- EXERCISE INSTRUCTIONS
Without the pictures, can you quote each line below exactly?
START
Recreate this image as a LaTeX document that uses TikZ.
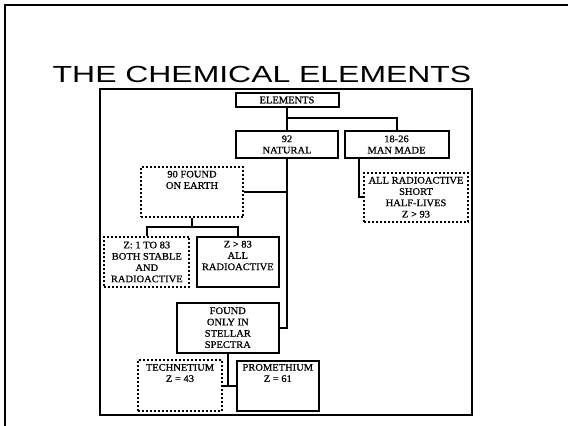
\documentclass[tikz,border=0pt]{standalone}
\usepackage{fontspec}
\newfontfamily\titlefont[FakeStretch=1.37]{Liberation Sans}
\newfontfamily\boxfont[FakeStretch=1.05,FakeBold=0.8]{Liberation Serif}
\begin{document}
\begin{tikzpicture}[x=1pt,y=-1pt,
    box/.style={draw,line width=2pt,inner sep=0pt,align=center,
      font=\boxfont\fontsize{10}{11.3}\selectfont},
    dotbox/.style={box,dash pattern=on 2pt off 2pt},
    link/.style={line width=2pt}]
      \def\toptext#1{\parbox[c][43pt][t]{78pt}{\centering #1}}
      \useasboundingbox (0,0) rectangle (568,426);
      \draw[line width=2.2pt] (568,5) -- (5,5) -- (5,426);
      \node[font=\titlefont\fontsize{23.3}{28}\selectfont,anchor=base] (title) at (262,82)
        {THE CHEMICAL ELEMENTS};
      \draw[line width=2pt] (100,89) rectangle (472,415);
      \node[box,minimum width=103pt,minimum height=14pt] (el) at (287,100) {ELEMENTS};
      \node[box,minimum width=102pt,minimum height=27.6pt] (nat) at (287,144.5) {92\\NATURAL};
      \node[box,minimum width=104pt,minimum height=27.6pt] (mm) at (396.5,144.5) {18-26\\MAN MADE};
      \node[dotbox,minimum width=102.6pt,minimum height=50pt] (earth) at (192,192.3)
        {\toptext{90 FOUND\\ON EARTH}};
      \node[dotbox,minimum width=104pt,minimum height=49pt] (short) at (416,197.2)
        {ALL RADIOACTIVE\\SHORT\\HALF-LIVES\\Z > 93};
      \node[dotbox,minimum width=85pt,minimum height=50.6pt] (stable) at (146.8,262)
        {Z: 1 TO 83\\BOTH STABLE\\AND\\RADIOACTIVE};
      \node[box,minimum width=82.3pt,minimum height=50pt] (radio) at (237.8,262.3)
        {\toptext{Z > 83\\ALL\\RADIOACTIVE}};
      \node[box,minimum width=102.3pt,minimum height=50pt] (stellar) at (227.8,327.7)
        {FOUND\\ONLY IN\\STELLAR\\SPECTRA};
      \node[dotbox,minimum width=83.4pt,minimum height=51.7pt] (tech) at (180,385.5)
        {\toptext{TECHNETIUM\\Z = 43}};
      \node[box,minimum width=82.3pt,minimum height=50pt] (prom) at (277.8,385.5)
        {\toptext{PROMETHIUM\\Z = 61}};
      \draw[link] (el.south) -- (nat.north);
      \draw[link] (el.south) -- ++(0,10) -| (mm.north);
      \draw[link] (nat.south) |- (stellar.east);
      \draw[link] (earth.east) -- (earth.east -| nat.south);
      \draw[link] (earth.south) -- ++(0,9) coordinate (fork);
      \draw[link] (stable.north) |- (fork) -| (radio.north);
      \draw[link] ([xshift=15pt]mm.south west) |- (short.west);
      \draw[link] (stellar.south) -- (stellar.south |- tech.east);
      \draw[link] (tech.east) -- (prom.west);
    \end{tikzpicture}
\end{document}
END
- EXERCISE RESPONSE
Recreate this image as a LaTeX document that uses TikZ.
\documentclass[tikz,border=0pt]{standalone}
\usepackage{fontspec}
\newfontfamily\titlefont[FakeStretch=1.37]{Liberation Sans}
\newfontfamily\boxfont[FakeStretch=1.05,FakeBold=0.8]{Liberation Serif}
\begin{document}
\begin{tikzpicture}[x=1pt,y=-1pt,
    box/.style={draw,line width=2pt,inner sep=0pt,align=center,
      font=\boxfont\fontsize{10}{11.3}\selectfont},
    dotbox/.style={box,dash pattern=on 2pt off 2pt},
    link/.style={line width=2pt}]
      \def\toptext#1{\parbox[c][43pt][t]{78pt}{\centering #1}}
      \useasboundingbox (0,0) rectangle (568,426);
      \draw[line width=2.2pt] (568,5) -- (5,5) -- (5,426);
      \node[font=\titlefont\fontsize{23.3}{28}\selectfont,anchor=base] (title) at (262,82)
        {THE CHEMICAL ELEMENTS};
      \draw[line width=2pt] (100,89) rectangle (472,415);
      \node[box,minimum width=103pt,minimum height=14pt] (el) at (287,100) {ELEMENTS};
      \node[box,minimum width=102pt,minimum height=27.6pt] (nat) at (287,144.5) {92\\NATURAL};
      \node[box,minimum width=104pt,minimum height=27.6pt] (mm) at (396.5,144.5) {18-26\\MAN MADE};
      \node[dotbox,minimum width=102.6pt,minimum height=50pt] (earth) at (192,192.3)
        {\toptext{90 FOUND\\ON EARTH}};
      \node[dotbox,minimum width=104pt,minimum height=49pt] (short) at (416,197.2)
        {ALL RADIOACTIVE\\SHORT\\HALF-LIVES\\Z > 93};
      \node[dotbox,minimum width=85pt,minimum height=50.6pt] (stable) at (146.8,262)
        {Z: 1 TO 83\\BOTH STABLE\\AND\\RADIOACTIVE};
      \node[box,minimum width=82.3pt,minimum height=50pt] (radio) at (237.8,262.3)
        {\toptext{Z > 83\\ALL\\RADIOACTIVE}};
      \node[box,minimum width=102.3pt,minimum height=50pt] (stellar) at (227.8,327.7)
        {FOUND\\ONLY IN\\STELLAR\\SPECTRA};
      \node[dotbox,minimum width=83.4pt,minimum height=51.7pt] (tech) at (180,385.5)
        {\toptext{TECHNETIUM\\Z = 43}};
      \node[box,minimum width=82.3pt,minimum height=50pt] (prom) at (277.8,385.5)
        {\toptext{PROMETHIUM\\Z = 61}};
      \draw[link] (el.south) -- (nat.north);
      \draw[link] (el.south) -- ++(0,10) -| (mm.north);
      \draw[link] (nat.south) |- (stellar.east);
      \draw[link] (earth.east) -- (earth.east -| nat.south);
      \draw[link] (earth.south) -- ++(0,9) coordinate (fork);
      \draw[link] (stable.north) |- (fork) -| (radio.north);
      \draw[link] ([xshift=15pt]mm.south west) |- (short.west);
      \draw[link] (stellar.south) -- (stellar.south |- tech.east);
      \draw[link] (tech.east) -- (prom.west);
    \end{tikzpicture}
\end{document}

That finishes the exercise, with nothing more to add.